CDC says lab director behind anthrax mishap resigns
WASHINGTON (Reuters) - The director of a government bioterror lab behind the potential exposure of workers to live anthrax has resigned, the U.S. Centers for Disease Control and Prevention said on Wednesday.
Michael Farrell, head of the CDC's Bioterror Rapid Response and Advanced Technology Laboratory (BRRAT) in Atlanta, had been reassigned from his position last month after the agency disclosed the safety breaches. He submitted his resignation on Tuesday, the CDC said.
“I can confirm that he was the team lead for the BRRAT lab since 2009 and that he’s resigned from that position,” said CDC spokesman Thomas Skinner.
Farrell was the first CDC employee to leave his post over the incident, in which more than 80 government lab workers were potentially exposed to the dangerous bacteria after samples that had not been properly inactivated left the BRRAT lab in June. No one has fallen ill as a result of the incident, and the CDC later concluded that the true risk of exposure was minimal, if at all.

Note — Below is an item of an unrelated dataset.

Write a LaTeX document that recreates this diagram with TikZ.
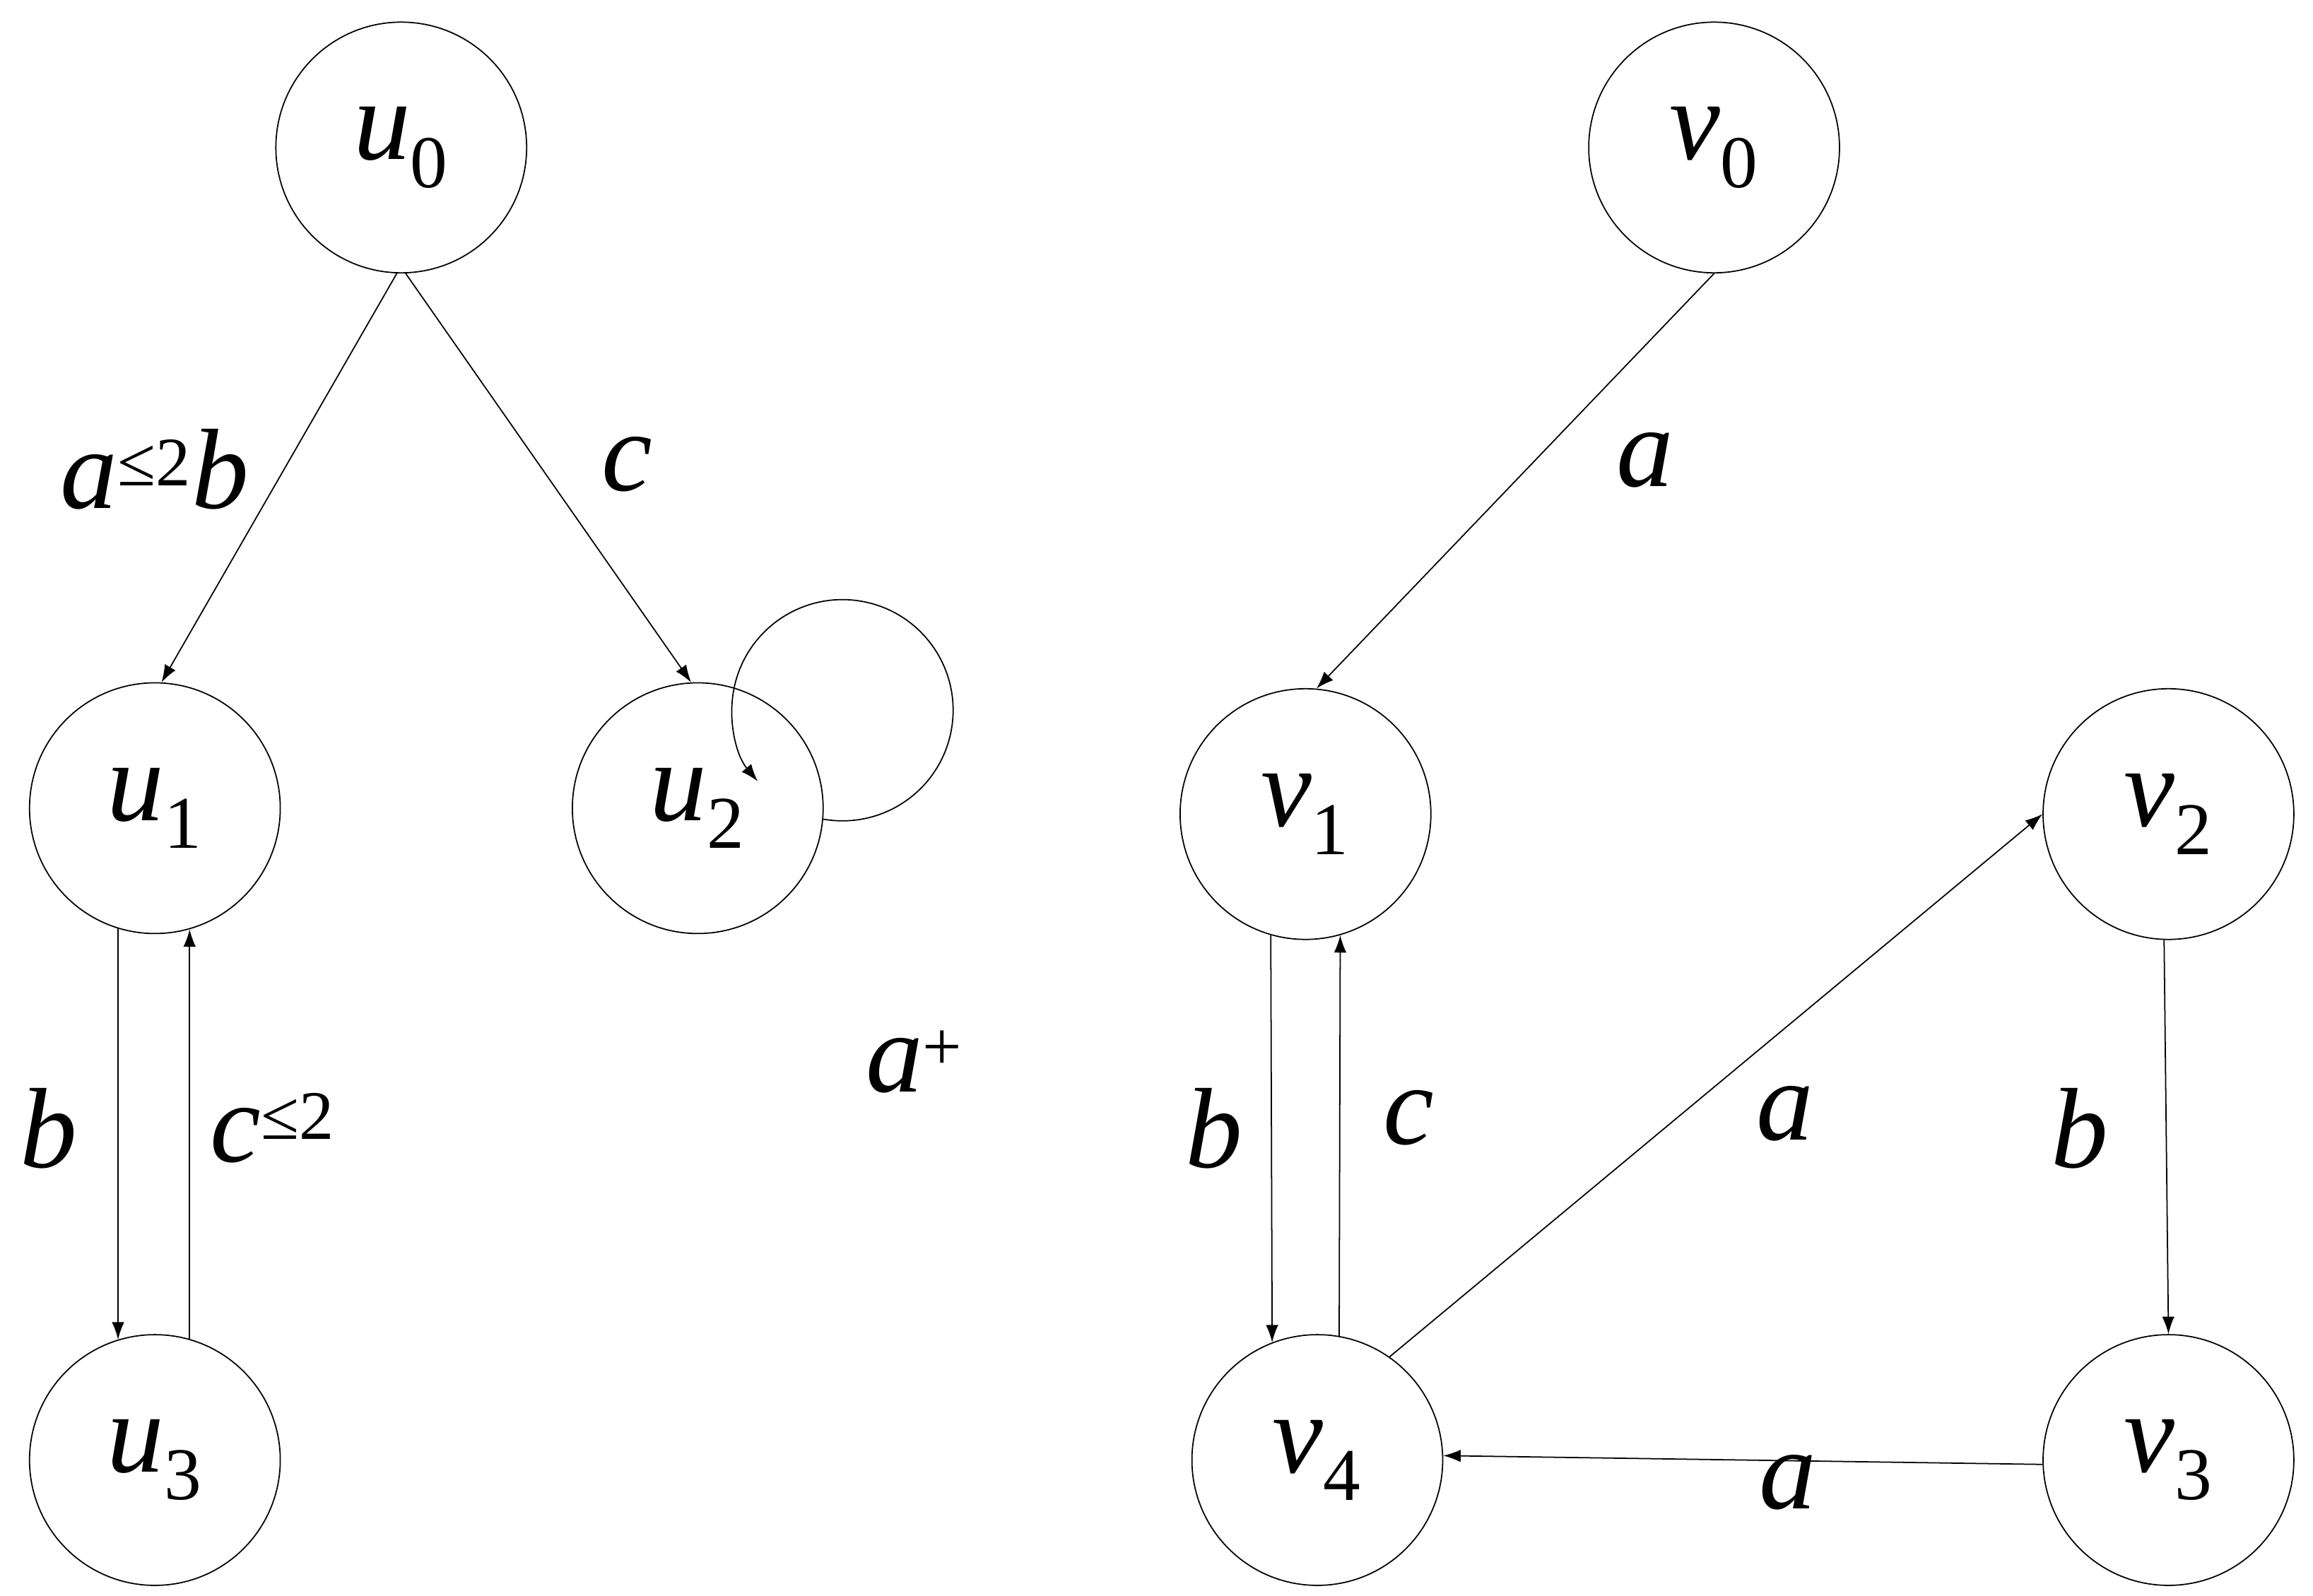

But the lapse at the CDC prompted new scrutiny into how the agency protects the public from potentially dangerous research and a pledge from its director, Dr. Thomas Frieden, to change the culture of safety among its staff.
Frieden has said the agency would consider disciplinary action against any staff members found to have knowingly violated safety protocols or to have failed to report breaches.